How a Case Progresses Through the System

Adapted from AOK’s Guidebook, “It Takes a Village
The foster care system is confusing.

DCF’s practices and policies with regard to foster care can be complicated and idiosyncratic. As we’ve described previously, these practices are not always standardized and can vary from office to office, or even social worker to social worker. However, there are a series of typical milestones that form the backbone of how a case moves through the foster care system. Although there is always some variation from case to case, here we present the typical schedule and tell you what to expect at each step. We will present this in a pretty linear and straightforward way, and sometimes it does feel that way. However, things can change relatively quickly in a child’s foster care placement, sometimes without much notice, which can be very jarring for foster parents. Also, it is important to highlight how intricately tied this process is with the juvenile court system. For an entire chapter on the relationship between DCF and the court system, check out AOK’s Guidebook.  

The 72-Hour Hearing

This is the initial custody determination to be made right after a child is removed from their parents’ custody. In theory, it’s to be held within three days, hence the name. After this hearing, a judge will rule either that the children in question need to be returned to their parents’ custody immediately, or that the children can remain in foster care (more on this hearing in the next chapter). If the child remains in care after the 72 hour hearing, there are many milestones that happen: a six-week review, foster care review (every 6 months), and permanency planning conferences. Each one of these can either extend or shorten the anticipated timeline of the child remaining in care and the outcome is typically dependent on birth parents completing the tasks listed on their action plans (described below). The timeline of the case is dependent on parent’s progress and DCF’s monitoring and oversight, and is therefore incredible hard to predict.

Visits to Your Home

During the time a child is in foster care, you can expect several people to visit your home on a fairly regular basis. These include:

  • Child’s social worker (monthly)
  • Family resource worker (monthly for the first 6 months of your foster care journey, then every other month)
  • Child’s attorney (expected quarterly, but varies significantly)
  • Other court personnel (e.g., probation officer, court investigator, CASA worker; visit frequency varies)

6-Week Placement Review

This meeting occurs approximately six weeks after a child enters foster care, or returns to foster care after being with their birth family for at least 6 months. The meeting includes the entire team working with the child and birth family. In this meeting, the team will review currently known information about the child and family, the current foster care placement, and the child’s needs. DCF will ask you to provide your observations of the child. In many (though not all) cases, foster parents are asked to complete a formal Observation Log, starting within three days after the child is placed in your home (DCF will provide this if necessary). Unlike foster care reviews (described below), 6-week placement review meetings are not as consistently held across the state.

Foster Care Review

This meeting is held every six months, while a child is in care. Depending on how many individuals are involved in a case, the meeting can be quite large. Birth parents (birth mother and her children’s father(s)), children over 14, foster parents, all relevant social workers, and a 3-member review team all participate in the meeting. Parents’ and children’s attorneys are also invited to participate, but do not consistently attend.

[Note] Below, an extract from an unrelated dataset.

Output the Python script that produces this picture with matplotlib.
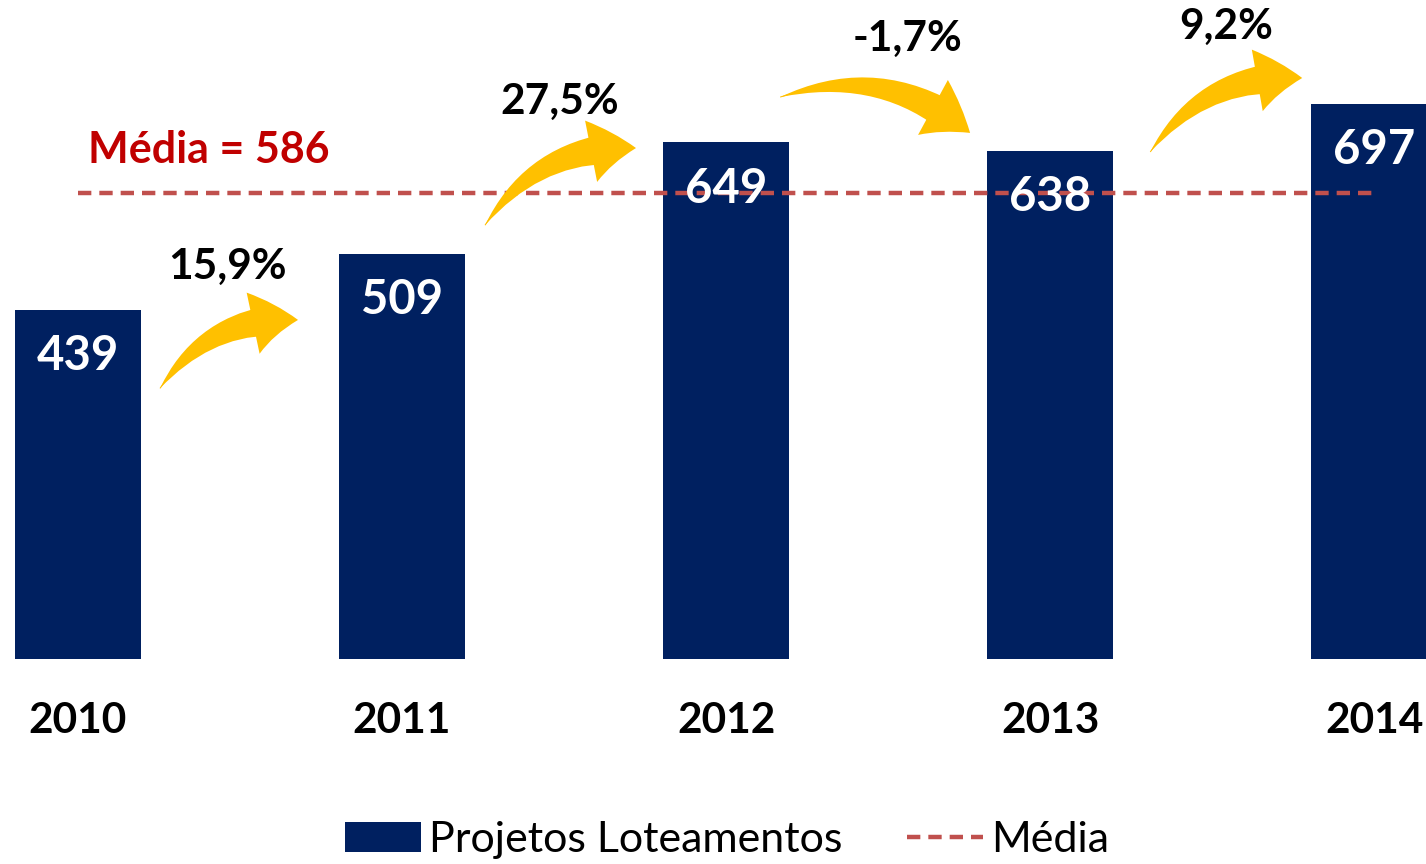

During the meeting, the team will review the birth parents’ progress toward reunification with their children, how children’s needs are being met in foster care, and the degree to which all parties (birth parents, DCF, foster parents) are meeting their respective responsibilities. The review committee will make recommendations about any changes that need to be made to the trajectory of the case. Importantly, an outcome of a foster care review is just that – a recommendation. The foster care review committee has no authority in and of itself and cannot mandate any particular outcome. Typically, the committee will recommend whether or not the child’s goal should change (to adoption from reunification, to reunification from adoption, or perhaps to kinship care if that is an option).

Permanency Planning Conference (PPC)

If the foster care review committee makes a recommendation that is different from what is currently happening in the case (e.g., a goal change, typically), this triggers an internal meeting within DCF. Called a “permanency planning conference” (“PPC” for short), the DCF team will review the case with the DCF legal department, discuss the recommendations, and potentially change the child’s goal. Foster parents are not part of this meeting and sometimes don’t even know it has happened. In practice, a PPC typically follows the recommendation of the foster care review committee, but such is not always the case. PPC’s can also occur outside of the timeline of a foster care review recommendation.

The number of PPC’s in any single case depends on the length and trajectory of the case. In straightforward cases, a PPC will never occur (because a child has a reunification goal and is reunified), or will only occur once (when the FCR recommends a goal change). However, in lengthier or more complicated cases, multiple PPC’s can occur over time, resulting in various goal changes and reversals. Additionally, multiple children in the same family can have different goals, which further complicates the situation.